### Dataset section
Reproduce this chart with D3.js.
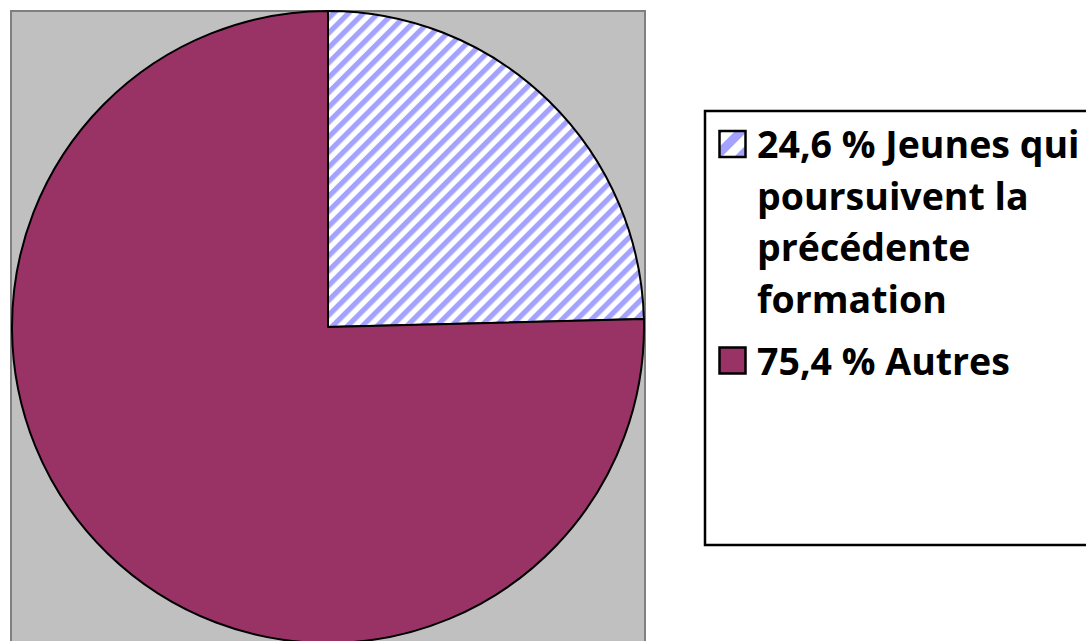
<!DOCTYPE html>
<html>
<head>
<meta charset="utf-8">
<script src="https://cdn.jsdelivr.net/npm/d3@7"></script>
<style>
  html, body { margin: 0; padding: 0; background: #fff; }
  svg { display: block; }
</style>
</head>
<body>
<div class="chart"></div>
<script>
// data
const labels = ["24,6 % Jeunes qui poursuivent la précédente formation", "75,4 % Autres"]
const legendLines = [["24,6 % Jeunes qui", "poursuivent la", "précédente", "formation"], ["75,4 % Autres"]]
const values = [24.6, 75.4]
const fills = ["url(#hatch)", "#993366"]
const legendFills = ["url(#hatchSmall)", "#993366"]

let width = 1086, height = 641

let svg = d3.select("div.chart").append("svg")
    .attr("width", width)
    .attr("height", height)

// diagonal stripes for the first slice
let defs = svg.append("defs")
const addHatch = (id, step) => {
  let p = defs.append("pattern")
      .attr("id", id)
      .attr("patternUnits", "userSpaceOnUse")
      .attr("width", step)
      .attr("height", step)
      .attr("patternTransform", "rotate(45)")
  p.append("rect").attr("width", step).attr("height", step).attr("fill", "#ffffff")
  p.append("rect").attr("width", step * 0.5).attr("height", step).attr("fill", "#a3a3ff")
}
addHatch("hatch", 10.5)
addHatch("hatchSmall", 17.5)

// plot area
svg.append("rect")
    .attr("x", 11).attr("y", 11)
    .attr("width", 634).attr("height", 660)
    .attr("fill", "#c0c0c0")
    .attr("stroke", "#808080")
    .attr("stroke-width", 2)

let cx = 328, cy = 327, radius = 316

let pie = d3.pie().sort(null).value(d => d)
let arc = d3.arc().innerRadius(0).outerRadius(radius)

svg.append("g")
    .attr("transform", `translate(${cx},${cy})`)
  .selectAll("path")
  .data(pie(values))
  .enter()
  .append("path")
    .attr("d", arc)
    .attr("fill", (d, i) => fills[i])
    .attr("stroke", "#000")
    .attr("stroke-width", 2)
    .attr("stroke-linejoin", "round")

// legend
let legend = svg.append("g")
legend.append("rect")
    .attr("x", 705).attr("y", 111)
    .attr("width", 400).attr("height", 434)
    .attr("fill", "#fff")
    .attr("stroke", "#000")
    .attr("stroke-width", 2.5)

let lineH = 51.5
let y = 158
legendLines.forEach((lines, i) => {
  legend.append("rect")
      .attr("x", 719.5).attr("y", y - 27)
      .attr("width", 26).attr("height", 26)
      .attr("fill", legendFills[i])
      .attr("stroke", "#000")
      .attr("stroke-width", 2.5)
  let t = legend.append("text")
      .attr("x", 757)
      .attr("y", y)
      .attr("font-family", "'Open Sans', Lato, sans-serif")
      .attr("font-weight", "bold")
      .attr("font-size", 37.5)
      .attr("fill", "#000")
  t.append("title").text(labels[i])
  lines.forEach((line, j) => {
    t.append("tspan").attr("x", 757).attr("y", y + j * lineH).text(line)
  })
  y += (lines.length - 1) * lineH + 62
})
</script>
</body>
</html>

### Exercise task
Reproduce the full listing above verbatim, with no pictures included.

### The reply
Reproduce this chart with D3.js.
<!DOCTYPE html>
<html>
<head>
<meta charset="utf-8">
<script src="https://cdn.jsdelivr.net/npm/d3@7"></script>
<style>
  html, body { margin: 0; padding: 0; background: #fff; }
  svg { display: block; }
</style>
</head>
<body>
<div class="chart"></div>
<script>
// data
const labels = ["24,6 % Jeunes qui poursuivent la précédente formation", "75,4 % Autres"]
const legendLines = [["24,6 % Jeunes qui", "poursuivent la", "précédente", "formation"], ["75,4 % Autres"]]
const values = [24.6, 75.4]
const fills = ["url(#hatch)", "#993366"]
const legendFills = ["url(#hatchSmall)", "#993366"]

let width = 1086, height = 641

let svg = d3.select("div.chart").append("svg")
    .attr("width", width)
    .attr("height", height)

// diagonal stripes for the first slice
let defs = svg.append("defs")
const addHatch = (id, step) => {
  let p = defs.append("pattern")
      .attr("id", id)
      .attr("patternUnits", "userSpaceOnUse")
      .attr("width", step)
      .attr("height", step)
      .attr("patternTransform", "rotate(45)")
  p.append("rect").attr("width", step).attr("height", step).attr("fill", "#ffffff")
  p.append("rect").attr("width", step * 0.5).attr("height", step).attr("fill", "#a3a3ff")
}
addHatch("hatch", 10.5)
addHatch("hatchSmall", 17.5)

// plot area
svg.append("rect")
    .attr("x", 11).attr("y", 11)
    .attr("width", 634).attr("height", 660)
    .attr("fill", "#c0c0c0")
    .attr("stroke", "#808080")
    .attr("stroke-width", 2)

let cx = 328, cy = 327, radius = 316

let pie = d3.pie().sort(null).value(d => d)
let arc = d3.arc().innerRadius(0).outerRadius(radius)

svg.append("g")
    .attr("transform", `translate(${cx},${cy})`)
  .selectAll("path")
  .data(pie(values))
  .enter()
  .append("path")
    .attr("d", arc)
    .attr("fill", (d, i) => fills[i])
    .attr("stroke", "#000")
    .attr("stroke-width", 2)
    .attr("stroke-linejoin", "round")

// legend
let legend = svg.append("g")
legend.append("rect")
    .attr("x", 705).attr("y", 111)
    .attr("width", 400).attr("height", 434)
    .attr("fill", "#fff")
    .attr("stroke", "#000")
    .attr("stroke-width", 2.5)

let lineH = 51.5
let y = 158
legendLines.forEach((lines, i) => {
  legend.append("rect")
      .attr("x", 719.5).attr("y", y - 27)
      .attr("width", 26).attr("height", 26)
      .attr("fill", legendFills[i])
      .attr("stroke", "#000")
      .attr("stroke-width", 2.5)
  let t = legend.append("text")
      .attr("x", 757)
      .attr("y", y)
      .attr("font-family", "'Open Sans', Lato, sans-serif")
      .attr("font-weight", "bold")
      .attr("font-size", 37.5)
      .attr("fill", "#000")
  t.append("title").text(labels[i])
  lines.forEach((line, j) => {
    t.append("tspan").attr("x", 757).attr("y", y + j * lineH).text(line)
  })
  y += (lines.length - 1) * lineH + 62
})
</script>
</body>
</html>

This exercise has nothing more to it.